⟨

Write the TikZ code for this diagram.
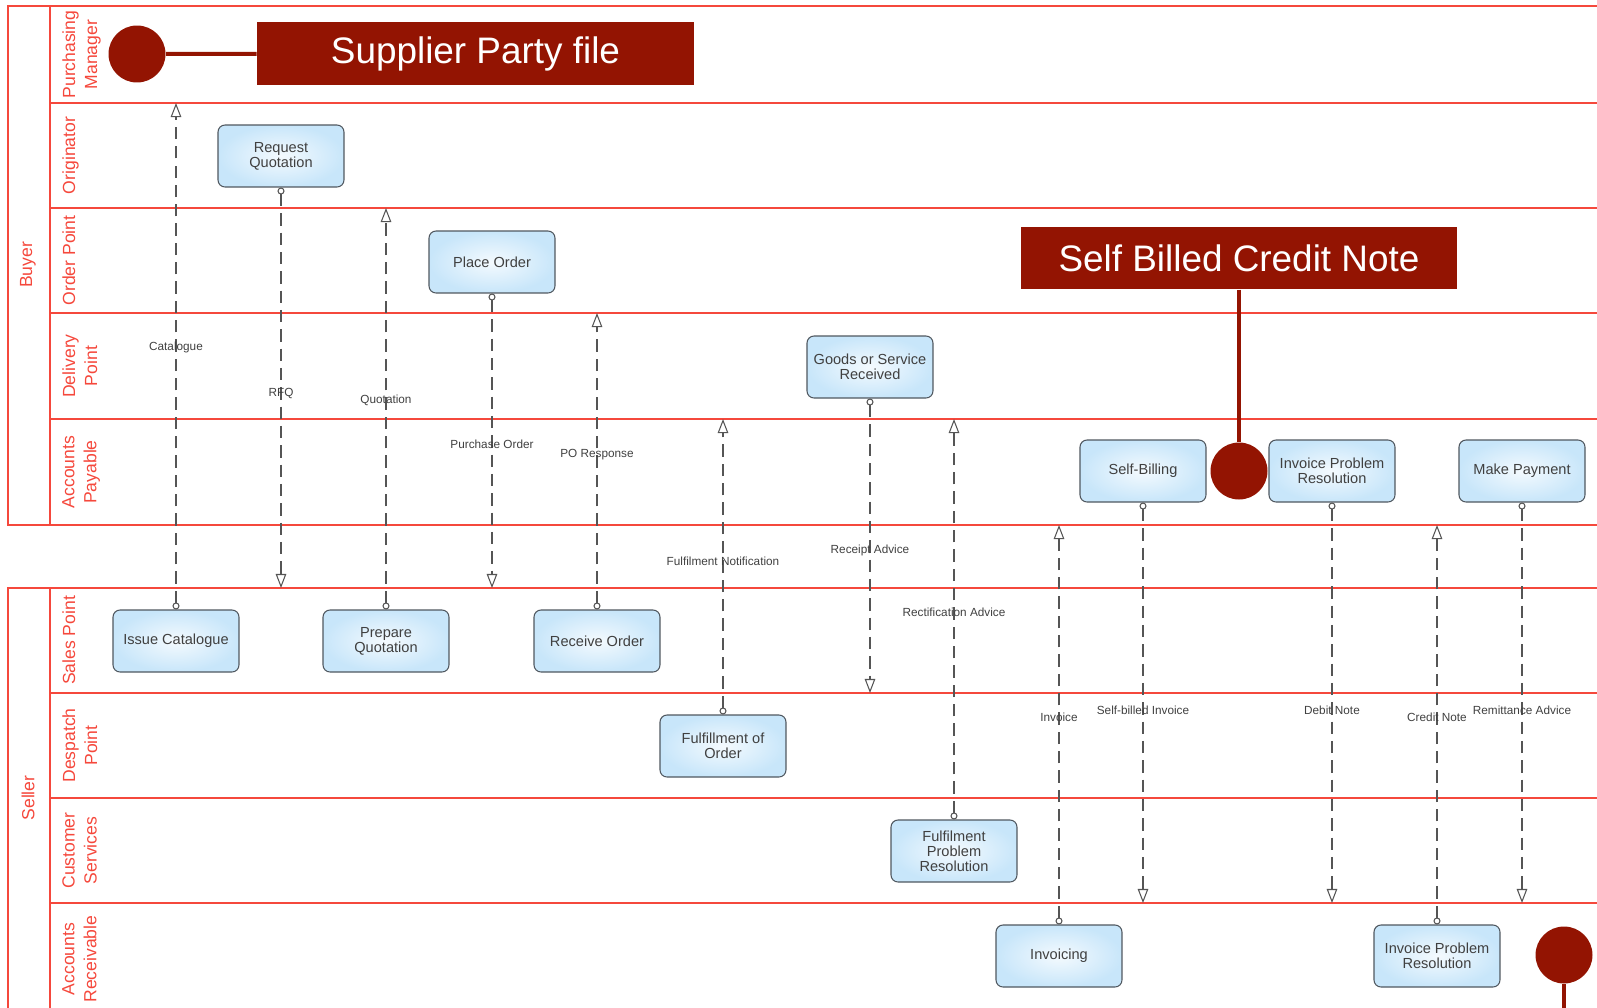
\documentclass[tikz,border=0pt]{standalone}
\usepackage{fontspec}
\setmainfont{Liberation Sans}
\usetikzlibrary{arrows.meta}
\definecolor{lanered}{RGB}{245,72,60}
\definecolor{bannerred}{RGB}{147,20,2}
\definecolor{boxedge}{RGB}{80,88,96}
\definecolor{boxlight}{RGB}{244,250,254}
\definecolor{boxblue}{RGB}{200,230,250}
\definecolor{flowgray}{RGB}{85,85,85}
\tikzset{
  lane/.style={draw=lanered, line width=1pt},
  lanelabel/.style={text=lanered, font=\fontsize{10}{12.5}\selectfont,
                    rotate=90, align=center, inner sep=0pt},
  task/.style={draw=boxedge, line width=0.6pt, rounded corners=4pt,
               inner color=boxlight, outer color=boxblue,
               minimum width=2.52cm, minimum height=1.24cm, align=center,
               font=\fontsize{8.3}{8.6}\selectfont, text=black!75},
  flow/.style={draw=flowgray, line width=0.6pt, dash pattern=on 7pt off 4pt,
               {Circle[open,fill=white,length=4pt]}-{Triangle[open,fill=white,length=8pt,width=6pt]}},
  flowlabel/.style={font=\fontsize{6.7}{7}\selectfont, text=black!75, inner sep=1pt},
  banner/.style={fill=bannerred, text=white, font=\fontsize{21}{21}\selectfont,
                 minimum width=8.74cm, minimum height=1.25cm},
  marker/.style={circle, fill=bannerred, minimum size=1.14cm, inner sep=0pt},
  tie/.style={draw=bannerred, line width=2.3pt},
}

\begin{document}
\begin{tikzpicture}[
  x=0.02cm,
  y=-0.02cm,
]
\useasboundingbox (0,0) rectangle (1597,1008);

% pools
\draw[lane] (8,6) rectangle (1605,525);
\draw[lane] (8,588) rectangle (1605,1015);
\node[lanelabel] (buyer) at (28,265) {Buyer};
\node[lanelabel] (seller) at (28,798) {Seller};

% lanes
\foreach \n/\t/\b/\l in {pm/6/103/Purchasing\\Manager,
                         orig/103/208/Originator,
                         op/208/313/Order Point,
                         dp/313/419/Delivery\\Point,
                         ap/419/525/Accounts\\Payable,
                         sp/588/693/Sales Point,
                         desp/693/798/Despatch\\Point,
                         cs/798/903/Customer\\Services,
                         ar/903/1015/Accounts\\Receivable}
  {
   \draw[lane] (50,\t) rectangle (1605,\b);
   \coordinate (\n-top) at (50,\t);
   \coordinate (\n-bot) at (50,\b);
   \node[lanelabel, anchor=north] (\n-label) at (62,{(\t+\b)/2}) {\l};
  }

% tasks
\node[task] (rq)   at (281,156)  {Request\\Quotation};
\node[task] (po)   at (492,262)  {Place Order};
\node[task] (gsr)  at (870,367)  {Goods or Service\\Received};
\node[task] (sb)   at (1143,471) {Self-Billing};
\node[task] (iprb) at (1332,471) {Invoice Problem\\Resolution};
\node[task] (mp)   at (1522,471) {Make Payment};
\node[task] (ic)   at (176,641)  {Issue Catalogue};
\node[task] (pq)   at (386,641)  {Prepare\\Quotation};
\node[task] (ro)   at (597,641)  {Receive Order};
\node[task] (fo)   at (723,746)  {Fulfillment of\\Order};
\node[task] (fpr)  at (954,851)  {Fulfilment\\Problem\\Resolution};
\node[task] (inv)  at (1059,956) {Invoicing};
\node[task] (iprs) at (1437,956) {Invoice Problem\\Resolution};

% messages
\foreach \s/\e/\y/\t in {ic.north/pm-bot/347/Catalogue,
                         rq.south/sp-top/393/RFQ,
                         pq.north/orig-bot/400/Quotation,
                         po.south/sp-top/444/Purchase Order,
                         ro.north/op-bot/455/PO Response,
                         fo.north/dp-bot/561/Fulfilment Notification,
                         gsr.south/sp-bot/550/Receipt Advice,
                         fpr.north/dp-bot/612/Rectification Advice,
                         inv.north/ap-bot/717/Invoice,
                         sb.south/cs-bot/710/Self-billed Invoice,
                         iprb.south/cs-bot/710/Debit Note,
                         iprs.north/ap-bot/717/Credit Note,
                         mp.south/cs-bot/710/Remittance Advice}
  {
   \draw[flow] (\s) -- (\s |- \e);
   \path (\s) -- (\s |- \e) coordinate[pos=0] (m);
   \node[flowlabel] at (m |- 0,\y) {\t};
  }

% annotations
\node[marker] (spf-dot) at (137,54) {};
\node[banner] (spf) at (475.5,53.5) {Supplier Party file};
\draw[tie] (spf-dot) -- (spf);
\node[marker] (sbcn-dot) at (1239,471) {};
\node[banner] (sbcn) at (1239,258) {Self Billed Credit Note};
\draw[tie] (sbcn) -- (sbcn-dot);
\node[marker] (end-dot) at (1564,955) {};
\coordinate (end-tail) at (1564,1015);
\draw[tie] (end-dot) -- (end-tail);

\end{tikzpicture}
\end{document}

⟩

=== Stated task ===
Reproduce the material above from its first line through the line containing "(seller) at (28,798)", both ends included, and skip every picture.

=== Problem solution ===
Write the TikZ code for this diagram.
\documentclass[tikz,border=0pt]{standalone}
\usepackage{fontspec}
\setmainfont{Liberation Sans}
\usetikzlibrary{arrows.meta}
\definecolor{lanered}{RGB}{245,72,60}
\definecolor{bannerred}{RGB}{147,20,2}
\definecolor{boxedge}{RGB}{80,88,96}
\definecolor{boxlight}{RGB}{244,250,254}
\definecolor{boxblue}{RGB}{200,230,250}
\definecolor{flowgray}{RGB}{85,85,85}
\tikzset{
  lane/.style={draw=lanered, line width=1pt},
  lanelabel/.style={text=lanered, font=\fontsize{10}{12.5}\selectfont,
                    rotate=90, align=center, inner sep=0pt},
  task/.style={draw=boxedge, line width=0.6pt, rounded corners=4pt,
               inner color=boxlight, outer color=boxblue,
               minimum width=2.52cm, minimum height=1.24cm, align=center,
               font=\fontsize{8.3}{8.6}\selectfont, text=black!75},
  flow/.style={draw=flowgray, line width=0.6pt, dash pattern=on 7pt off 4pt,
               {Circle[open,fill=white,length=4pt]}-{Triangle[open,fill=white,length=8pt,width=6pt]}},
  flowlabel/.style={font=\fontsize{6.7}{7}\selectfont, text=black!75, inner sep=1pt},
  banner/.style={fill=bannerred, text=white, font=\fontsize{21}{21}\selectfont,
                 minimum width=8.74cm, minimum height=1.25cm},
  marker/.style={circle, fill=bannerred, minimum size=1.14cm, inner sep=0pt},
  tie/.style={draw=bannerred, line width=2.3pt},
}

\begin{document}
\begin{tikzpicture}[
  x=0.02cm,
  y=-0.02cm,
]
\useasboundingbox (0,0) rectangle (1597,1008);

% pools
\draw[lane] (8,6) rectangle (1605,525);
\draw[lane] (8,588) rectangle (1605,1015);
\node[lanelabel] (buyer) at (28,265) {Buyer};
\node[lanelabel] (seller) at (28,798) {Seller};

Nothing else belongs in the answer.